What's Coming in Solaris 10
raptor21 writes "Ace's hardware has an article with feature list of technologies in Solaris 10 or whatever it is called today. Interesting stuff like DTrace, FireEngine, military grade security and a new filesystem called ZFS, Zetabyte File System."
I wonder what they will charge for the upgrade. Sun wisely made the Solaris 8 -> Solaris 9 move free for developers and home users. (They have home users?)
Your comment shows a huge lack of knowledge about Sun and Solaris licensing. If you purchase a system from Sun you have a right-to-use license for any version of Solaris you want to put on it. If you bought your system from some other vendor (aka Intel), then you have a right-to-use license for only 1 CPU. Any more than that you must purchase licenses. Sun doesn't charge for upgrades, other than the media price itself. When Solaris 10 is released, go ahead and put it on your Ultra 5 or Sun Blade 150, or whatever you have. No worries there.
Also, unless you are just trolling, you should be aware that Sun has shipped the Gnome 2.0 desktop environment with Solaris 8 for the last year or so. KDE also comes on the Open Source software CD included with Solaris 8.

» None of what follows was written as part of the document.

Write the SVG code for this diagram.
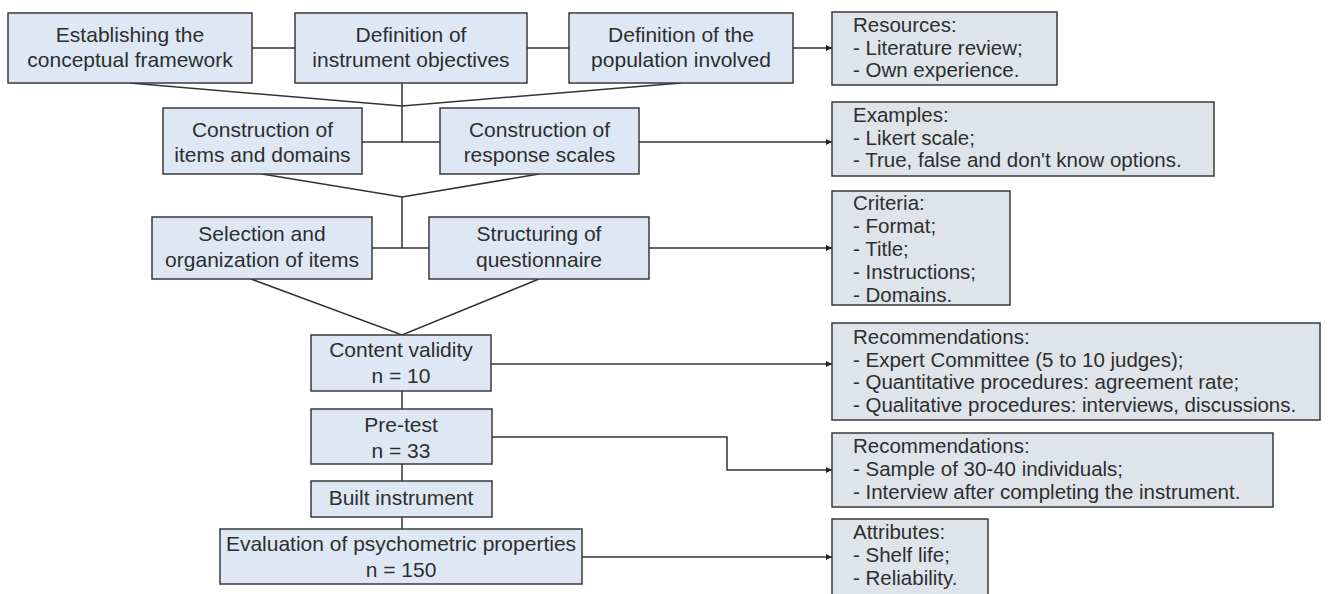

No wonder they are losing billions.
Last I checked, Sun was merely losing millions, not billions. While this is still a bad thing, they do have ~$5 billion in the bank and won't be going away any time soon.
Go back to your bridge and quit spreading FUD, troll.
"When the president does it, that means it's not illegal." - Richard M. Nixon
[puts on tin foil cap]
Carousel is a lie!
Soft partitioning is for grown ups who use big computers. It has nothing to do with disks. It is dynamically changing a "virtual" machine within a piece of hardware that is visible to an os. For example you could take a 6800, and have 3 different instances of solaris running on it. If you needed more cpu in one of the "partitions", you can shrink one of the other partitions, and add cpu's to the one in need. Its the same thing as a domain on a e10k, except its at a software level instead of hardware.
That's "Zettabyte", guys, not "Zetabyte", as the referenced article correctly states, too. Now go and write down the SI prefixes 100 times.
quidquid latine dictum sit altum videtur.